Can Ground 8A be used if the tenant is currently up to date with rent?+
Yes — if the three-occasion test is met (at least 3 separate occasions of 3-month arrears in the past 3 years), Ground 8A is established regardless of whether the tenant is currently in arrears. A tenant who is currently up to date but has a documented history of persistent serious arrears can still be the subject of a Ground 8A notice. The court must grant possession if the ground is proven, even if there are no current arrears.
How do I prove the three occasions of arrears to the court?+
The primary evidence is a detailed rent account statement showing every rent payment received over the past 3 years and the resulting balance. The statement should clearly identify the three arrears occasions — the date arrears first reached 3 months' rent and the date they subsequently fell below 3 months. Supporting this with bank statements, demand letters, and any previous Section 8 notices strengthens the evidence significantly. The clearer the documentary evidence, the less scope the tenant has to dispute the ground.

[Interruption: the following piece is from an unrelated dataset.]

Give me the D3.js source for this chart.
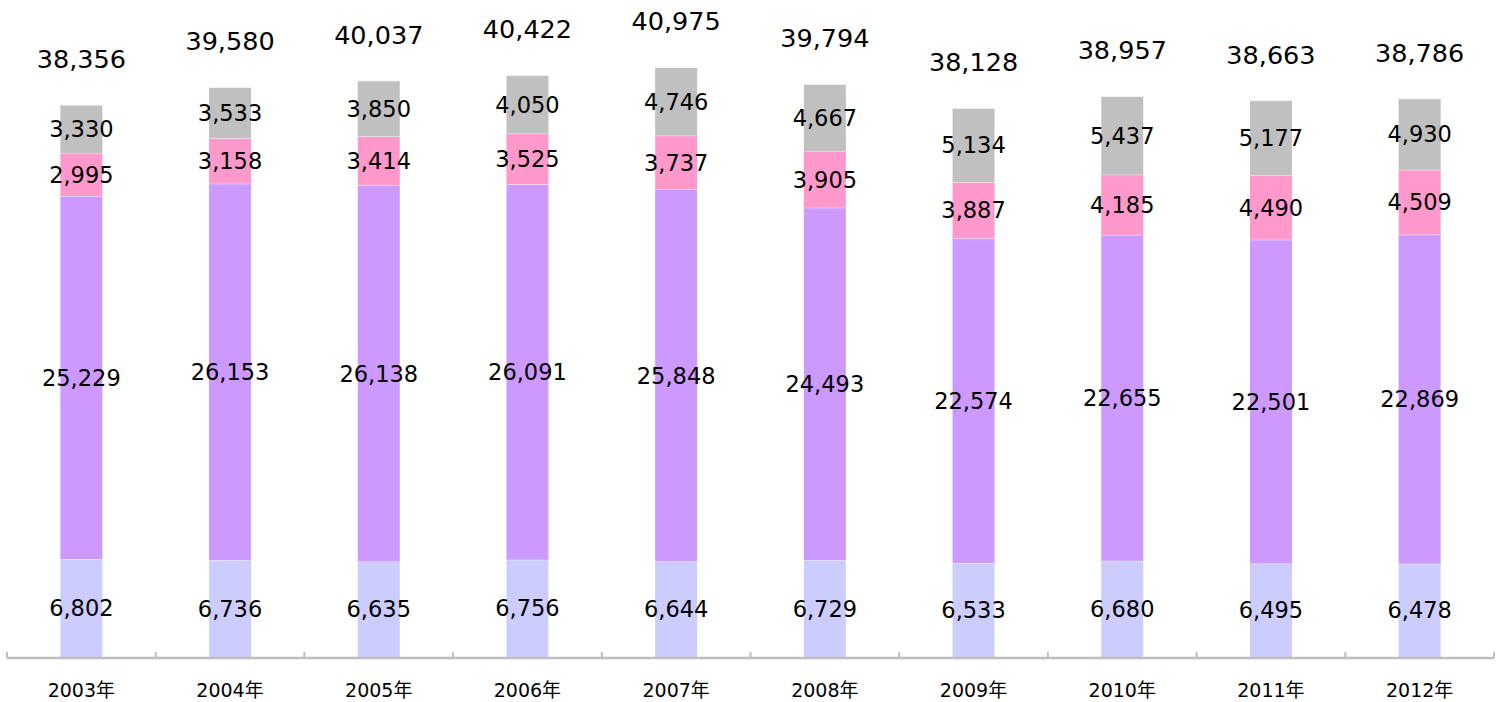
<!DOCTYPE html>
<html>
<head>
<meta charset="utf-8">
<script src="https://cdn.jsdelivr.net/npm/d3@7"></script>
<style>
  html, body { margin: 0; padding: 0; background: #fff; }
  svg { display: block; }
</style>
</head>
<body>
<svg id="chart" width="1504" height="702"></svg>
<script>
// Annual figures, stacked bottom to top
const years = ["2003年","2004年","2005年","2006年","2007年","2008年","2009年","2010年","2011年","2012年"];
const seriesA = [6802, 6736, 6635, 6756, 6644, 6729, 6533, 6680, 6495, 6478];
const seriesB = [25229, 26153, 26138, 26091, 25848, 24493, 22574, 22655, 22501, 22869];
const seriesC = [2995, 3158, 3414, 3525, 3737, 3905, 3887, 4185, 4490, 4509];
const seriesD = [3330, 3533, 3850, 4050, 4746, 4667, 5134, 5437, 5177, 4930];
const totals  = [38356, 39580, 40037, 40422, 40975, 39794, 38128, 38957, 38663, 38786];

const keys = ["a", "b", "c", "d"];
const colors = { a: "#CCCCFF", b: "#CC99FF", c: "#FF99CC", d: "#C0C0C0" };

const rows = years.map((y, i) => ({
  year: y, a: seriesA[i], b: seriesB[i], c: seriesC[i], d: seriesD[i], total: totals[i]
}));

const svg = d3.select("#chart");
const axisY = 657;
const left = 7, right = 1494;

const x = d3.scaleBand().domain(years).range([left, right]).paddingInner(0).paddingOuter(0);
const y = d3.scaleLinear().domain([0, 45000]).range([axisY, axisY - 45000 * 0.01439]);

const barW = 42;
const fmt = d3.format(",");
const numFont = "'DejaVu Sans', Verdana, sans-serif";

const stack = d3.stack().keys(keys)(rows);

const groups = svg.append("g").selectAll("g")
  .data(stack).join("g")
  .attr("fill", d => colors[d.key]);

groups.selectAll("rect")
  .data(d => d)
  .join("rect")
  .attr("x", d => x(d.data.year) + x.bandwidth() / 2 - barW / 2)
  .attr("width", barW)
  .attr("y", d => y(d[1]))
  .attr("height", d => y(d[0]) - y(d[1]));

// Thin light separators between segments
groups.selectAll("line")
  .data(d => d)
  .join("line")
  .attr("x1", d => x(d.data.year) + x.bandwidth() / 2 - barW / 2)
  .attr("x2", d => x(d.data.year) + x.bandwidth() / 2 + barW / 2)
  .attr("y1", d => y(d[1]))
  .attr("y2", d => y(d[1]))
  .attr("stroke", "#f4f4f4")
  .attr("stroke-width", 1);

// Segment values
const segLabels = svg.append("g");
stack.forEach(layer => {
  segLabels.selectAll(null)
    .data(layer)
    .join("text")
    .attr("x", d => x(d.data.year) + x.bandwidth() / 2)
    .attr("y", d => (y(d[0]) + y(d[1])) / 2)
    .attr("dy", "0.36em")
    .attr("text-anchor", "middle")
    .attr("font-family", numFont)
    .attr("font-size", 22.5)
    .attr("fill", "#000")
    .text(d => fmt(d[1] - d[0]));
});

// Totals above each bar
svg.append("g").selectAll("text")
  .data(rows)
  .join("text")
  .attr("x", d => x(d.year) + x.bandwidth() / 2)
  .attr("y", d => y(d.total) - 37)
  .attr("text-anchor", "middle")
  .attr("font-family", numFont)
  .attr("font-size", 25.5)
  .attr("fill", "#000")
  .text(d => fmt(d.total));

// Category axis with ticks between categories
const axisG = svg.append("g");
axisG.append("line")
  .attr("x1", left).attr("x2", right)
  .attr("y1", axisY + 1).attr("y2", axisY + 1)
  .attr("stroke", "#bfbfbf").attr("stroke-width", 2.5);

const tickPos = years.map(yy => x(yy)).concat([right]);
axisG.selectAll("line.tick")
  .data(tickPos)
  .join("line")
  .attr("class", "tick")
  .attr("x1", d => d).attr("x2", d => d)
  .attr("y1", axisY - 5).attr("y2", axisY + 1)
  .attr("stroke", "#bfbfbf").attr("stroke-width", 2);

axisG.selectAll("text")
  .data(years)
  .join("text")
  .attr("x", d => x(d) + x.bandwidth() / 2)
  .attr("y", 697)
  .attr("text-anchor", "middle")
  .attr("font-family", "'DejaVu Sans', 'Noto Sans CJK JP', sans-serif")
  .attr("font-size", 19)
  .attr("fill", "#000")
  .text(d => d);
</script>
</body>
</html>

Do I need to use Ground 8A or can I just rely on Ground 8?+
If your tenant has a persistent arrears history, you should cite both Grounds 8 and 8A on the same Form 3A, plus Grounds 10 and 11. Relying solely on Ground 8 leaves you exposed to the tenant clearing arrears before the hearing. Ground 8A removes that risk. The notice period is the same (4 weeks) and there is no disadvantage to citing multiple grounds — the court will consider all grounds cited.